Return only the lines from the top of the data down to the one that holds "const legendColors = ['#3310c8', '#cc0000'];", both included, without any pictures.

[Figure scripts]
%%
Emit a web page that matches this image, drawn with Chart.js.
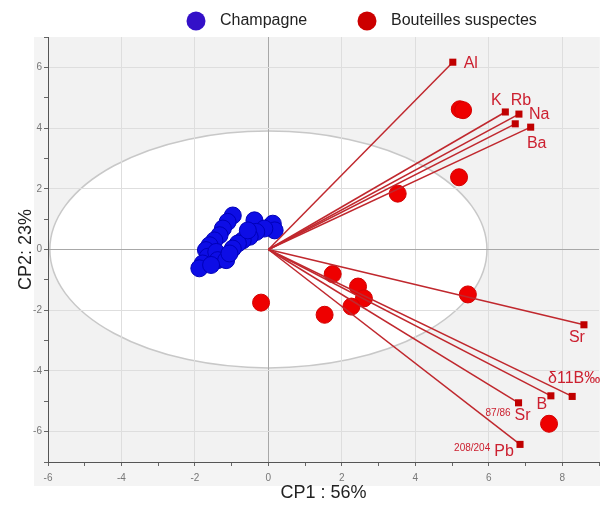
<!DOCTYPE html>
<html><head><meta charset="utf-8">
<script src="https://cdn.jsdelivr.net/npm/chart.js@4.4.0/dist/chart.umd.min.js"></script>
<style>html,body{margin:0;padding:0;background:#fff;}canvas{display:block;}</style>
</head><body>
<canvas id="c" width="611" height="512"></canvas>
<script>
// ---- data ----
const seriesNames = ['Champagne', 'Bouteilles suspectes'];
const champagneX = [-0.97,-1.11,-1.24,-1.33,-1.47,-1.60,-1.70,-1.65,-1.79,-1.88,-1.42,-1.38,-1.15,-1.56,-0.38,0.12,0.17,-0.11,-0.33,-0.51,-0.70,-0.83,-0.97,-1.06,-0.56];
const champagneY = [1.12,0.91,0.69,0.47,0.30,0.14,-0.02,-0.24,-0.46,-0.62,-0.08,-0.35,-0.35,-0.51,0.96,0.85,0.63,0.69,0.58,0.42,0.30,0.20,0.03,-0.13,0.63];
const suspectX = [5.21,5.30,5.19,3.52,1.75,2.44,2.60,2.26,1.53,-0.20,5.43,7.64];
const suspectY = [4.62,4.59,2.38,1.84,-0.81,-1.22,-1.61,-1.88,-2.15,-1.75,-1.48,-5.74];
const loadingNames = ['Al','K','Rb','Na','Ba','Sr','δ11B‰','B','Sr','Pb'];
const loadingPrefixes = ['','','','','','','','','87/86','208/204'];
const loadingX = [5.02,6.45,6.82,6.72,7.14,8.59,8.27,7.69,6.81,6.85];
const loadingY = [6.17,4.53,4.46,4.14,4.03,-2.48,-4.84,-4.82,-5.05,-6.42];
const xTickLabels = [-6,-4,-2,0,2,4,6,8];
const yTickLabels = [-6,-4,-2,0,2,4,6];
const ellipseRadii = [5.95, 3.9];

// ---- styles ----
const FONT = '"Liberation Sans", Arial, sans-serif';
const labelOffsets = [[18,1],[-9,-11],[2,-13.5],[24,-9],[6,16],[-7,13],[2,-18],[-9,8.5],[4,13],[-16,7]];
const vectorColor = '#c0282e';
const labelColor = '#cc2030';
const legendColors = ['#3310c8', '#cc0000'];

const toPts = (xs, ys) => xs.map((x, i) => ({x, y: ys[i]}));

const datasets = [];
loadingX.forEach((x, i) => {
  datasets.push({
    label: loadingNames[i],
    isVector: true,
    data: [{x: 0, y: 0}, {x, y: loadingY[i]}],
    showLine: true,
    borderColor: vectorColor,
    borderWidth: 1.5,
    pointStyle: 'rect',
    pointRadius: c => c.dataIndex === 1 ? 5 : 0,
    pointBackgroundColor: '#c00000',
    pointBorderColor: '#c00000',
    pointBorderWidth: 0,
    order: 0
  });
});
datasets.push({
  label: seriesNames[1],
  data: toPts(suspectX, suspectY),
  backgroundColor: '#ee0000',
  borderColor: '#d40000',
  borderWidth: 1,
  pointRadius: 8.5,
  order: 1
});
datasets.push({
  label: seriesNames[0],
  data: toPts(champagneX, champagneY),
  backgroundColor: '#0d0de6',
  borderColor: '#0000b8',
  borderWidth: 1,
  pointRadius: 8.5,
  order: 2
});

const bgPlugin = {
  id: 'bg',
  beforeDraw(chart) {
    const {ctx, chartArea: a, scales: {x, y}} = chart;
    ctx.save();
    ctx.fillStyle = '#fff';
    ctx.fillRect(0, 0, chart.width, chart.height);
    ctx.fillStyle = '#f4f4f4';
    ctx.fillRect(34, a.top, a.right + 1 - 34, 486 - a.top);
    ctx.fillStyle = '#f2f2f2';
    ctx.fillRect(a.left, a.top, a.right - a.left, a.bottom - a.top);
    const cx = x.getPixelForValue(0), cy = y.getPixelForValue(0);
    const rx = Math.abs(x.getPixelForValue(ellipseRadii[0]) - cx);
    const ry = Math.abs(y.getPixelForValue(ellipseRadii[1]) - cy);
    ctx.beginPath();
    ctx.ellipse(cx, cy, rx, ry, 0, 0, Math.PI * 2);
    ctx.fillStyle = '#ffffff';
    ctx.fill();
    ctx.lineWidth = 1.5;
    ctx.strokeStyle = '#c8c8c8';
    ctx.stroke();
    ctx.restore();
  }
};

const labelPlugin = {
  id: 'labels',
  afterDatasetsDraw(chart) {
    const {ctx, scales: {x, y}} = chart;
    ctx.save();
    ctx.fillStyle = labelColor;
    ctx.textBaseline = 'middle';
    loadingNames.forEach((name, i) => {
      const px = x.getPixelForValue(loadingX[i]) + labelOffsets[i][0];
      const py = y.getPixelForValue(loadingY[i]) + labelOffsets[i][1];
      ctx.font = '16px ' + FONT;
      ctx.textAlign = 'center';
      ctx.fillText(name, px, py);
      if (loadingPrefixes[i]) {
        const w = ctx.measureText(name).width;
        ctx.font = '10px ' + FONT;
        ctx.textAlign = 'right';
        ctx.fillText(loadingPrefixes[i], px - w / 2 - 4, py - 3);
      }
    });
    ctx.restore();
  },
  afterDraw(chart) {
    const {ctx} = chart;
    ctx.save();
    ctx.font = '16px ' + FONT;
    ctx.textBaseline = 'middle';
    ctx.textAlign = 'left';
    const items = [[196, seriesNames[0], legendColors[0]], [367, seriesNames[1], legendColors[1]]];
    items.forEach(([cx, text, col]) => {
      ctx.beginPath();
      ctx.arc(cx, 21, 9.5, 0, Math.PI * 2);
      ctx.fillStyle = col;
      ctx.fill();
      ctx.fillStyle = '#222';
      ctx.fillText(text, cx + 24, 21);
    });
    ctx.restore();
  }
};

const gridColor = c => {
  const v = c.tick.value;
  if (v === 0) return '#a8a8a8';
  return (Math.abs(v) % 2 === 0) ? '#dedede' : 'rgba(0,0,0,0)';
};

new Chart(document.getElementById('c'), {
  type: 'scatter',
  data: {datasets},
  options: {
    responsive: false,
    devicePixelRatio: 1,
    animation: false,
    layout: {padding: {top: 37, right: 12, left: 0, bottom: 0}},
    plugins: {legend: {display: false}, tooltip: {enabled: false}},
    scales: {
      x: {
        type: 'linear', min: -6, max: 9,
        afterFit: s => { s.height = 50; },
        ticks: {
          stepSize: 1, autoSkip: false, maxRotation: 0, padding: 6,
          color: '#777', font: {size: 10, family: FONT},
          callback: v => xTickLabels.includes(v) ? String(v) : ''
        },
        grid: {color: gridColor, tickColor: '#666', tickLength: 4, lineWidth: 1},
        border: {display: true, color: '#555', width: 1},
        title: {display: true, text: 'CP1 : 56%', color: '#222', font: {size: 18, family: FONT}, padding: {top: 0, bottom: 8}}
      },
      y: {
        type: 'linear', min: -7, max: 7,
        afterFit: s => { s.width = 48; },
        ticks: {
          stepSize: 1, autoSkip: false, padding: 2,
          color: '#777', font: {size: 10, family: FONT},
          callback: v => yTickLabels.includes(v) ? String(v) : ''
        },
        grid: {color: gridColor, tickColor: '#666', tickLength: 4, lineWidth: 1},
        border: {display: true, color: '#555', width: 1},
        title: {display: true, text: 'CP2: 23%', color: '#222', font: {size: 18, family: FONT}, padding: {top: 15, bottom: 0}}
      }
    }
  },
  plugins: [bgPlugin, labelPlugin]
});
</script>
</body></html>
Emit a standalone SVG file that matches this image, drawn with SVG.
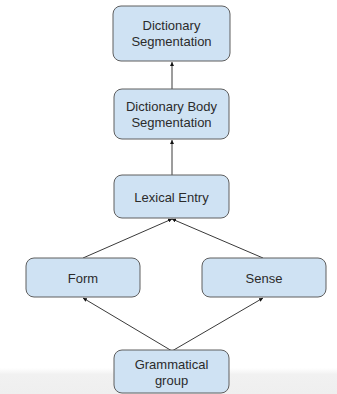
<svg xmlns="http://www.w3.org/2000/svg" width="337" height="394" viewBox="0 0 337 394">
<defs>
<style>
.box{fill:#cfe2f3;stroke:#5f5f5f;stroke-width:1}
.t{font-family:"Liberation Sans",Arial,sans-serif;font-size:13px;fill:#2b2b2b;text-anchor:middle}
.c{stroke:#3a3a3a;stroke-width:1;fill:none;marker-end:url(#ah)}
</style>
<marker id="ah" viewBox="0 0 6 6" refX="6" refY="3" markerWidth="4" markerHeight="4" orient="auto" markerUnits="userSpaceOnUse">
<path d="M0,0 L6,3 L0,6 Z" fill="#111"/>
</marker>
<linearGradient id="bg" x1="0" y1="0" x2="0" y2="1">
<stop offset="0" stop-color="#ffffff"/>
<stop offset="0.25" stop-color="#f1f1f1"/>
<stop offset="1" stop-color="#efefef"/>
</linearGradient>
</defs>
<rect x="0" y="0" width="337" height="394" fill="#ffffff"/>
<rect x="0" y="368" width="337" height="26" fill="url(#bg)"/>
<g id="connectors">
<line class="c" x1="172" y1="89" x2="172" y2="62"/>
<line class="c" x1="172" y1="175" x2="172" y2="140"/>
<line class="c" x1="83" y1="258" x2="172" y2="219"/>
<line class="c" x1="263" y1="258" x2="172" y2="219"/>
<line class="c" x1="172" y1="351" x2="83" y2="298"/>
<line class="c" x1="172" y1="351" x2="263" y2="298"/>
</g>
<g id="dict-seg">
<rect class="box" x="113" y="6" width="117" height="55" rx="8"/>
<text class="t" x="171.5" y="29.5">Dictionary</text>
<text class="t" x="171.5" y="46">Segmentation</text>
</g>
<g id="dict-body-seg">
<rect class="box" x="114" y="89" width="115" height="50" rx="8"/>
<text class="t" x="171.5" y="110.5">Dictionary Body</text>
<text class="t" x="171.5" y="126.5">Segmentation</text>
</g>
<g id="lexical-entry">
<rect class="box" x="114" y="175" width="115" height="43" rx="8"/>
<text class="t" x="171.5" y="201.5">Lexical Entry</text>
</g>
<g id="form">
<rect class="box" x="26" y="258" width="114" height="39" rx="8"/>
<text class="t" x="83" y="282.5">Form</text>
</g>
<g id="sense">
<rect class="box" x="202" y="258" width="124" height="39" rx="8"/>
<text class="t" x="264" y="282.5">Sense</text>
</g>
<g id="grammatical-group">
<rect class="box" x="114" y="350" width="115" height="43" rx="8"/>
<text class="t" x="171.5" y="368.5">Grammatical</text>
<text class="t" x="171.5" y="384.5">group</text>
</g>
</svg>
%%
=== EXERCISE RESULT ===
Emit a web page that matches this image, drawn with Chart.js.
<!DOCTYPE html>
<html><head><meta charset="utf-8">
<script src="https://cdn.jsdelivr.net/npm/chart.js@4.4.0/dist/chart.umd.min.js"></script>
<style>html,body{margin:0;padding:0;background:#fff;}canvas{display:block;}</style>
</head><body>
<canvas id="c" width="611" height="512"></canvas>
<script>
// ---- data ----
const seriesNames = ['Champagne', 'Bouteilles suspectes'];
const champagneX = [-0.97,-1.11,-1.24,-1.33,-1.47,-1.60,-1.70,-1.65,-1.79,-1.88,-1.42,-1.38,-1.15,-1.56,-0.38,0.12,0.17,-0.11,-0.33,-0.51,-0.70,-0.83,-0.97,-1.06,-0.56];
const champagneY = [1.12,0.91,0.69,0.47,0.30,0.14,-0.02,-0.24,-0.46,-0.62,-0.08,-0.35,-0.35,-0.51,0.96,0.85,0.63,0.69,0.58,0.42,0.30,0.20,0.03,-0.13,0.63];
const suspectX = [5.21,5.30,5.19,3.52,1.75,2.44,2.60,2.26,1.53,-0.20,5.43,7.64];
const suspectY = [4.62,4.59,2.38,1.84,-0.81,-1.22,-1.61,-1.88,-2.15,-1.75,-1.48,-5.74];
const loadingNames = ['Al','K','Rb','Na','Ba','Sr','δ11B‰','B','Sr','Pb'];
const loadingPrefixes = ['','','','','','','','','87/86','208/204'];
const loadingX = [5.02,6.45,6.82,6.72,7.14,8.59,8.27,7.69,6.81,6.85];
const loadingY = [6.17,4.53,4.46,4.14,4.03,-2.48,-4.84,-4.82,-5.05,-6.42];
const xTickLabels = [-6,-4,-2,0,2,4,6,8];
const yTickLabels = [-6,-4,-2,0,2,4,6];
const ellipseRadii = [5.95, 3.9];

// ---- styles ----
const FONT = '"Liberation Sans", Arial, sans-serif';
const labelOffsets = [[18,1],[-9,-11],[2,-13.5],[24,-9],[6,16],[-7,13],[2,-18],[-9,8.5],[4,13],[-16,7]];
const vectorColor = '#c0282e';
const labelColor = '#cc2030';
const legendColors = ['#3310c8', '#cc0000'];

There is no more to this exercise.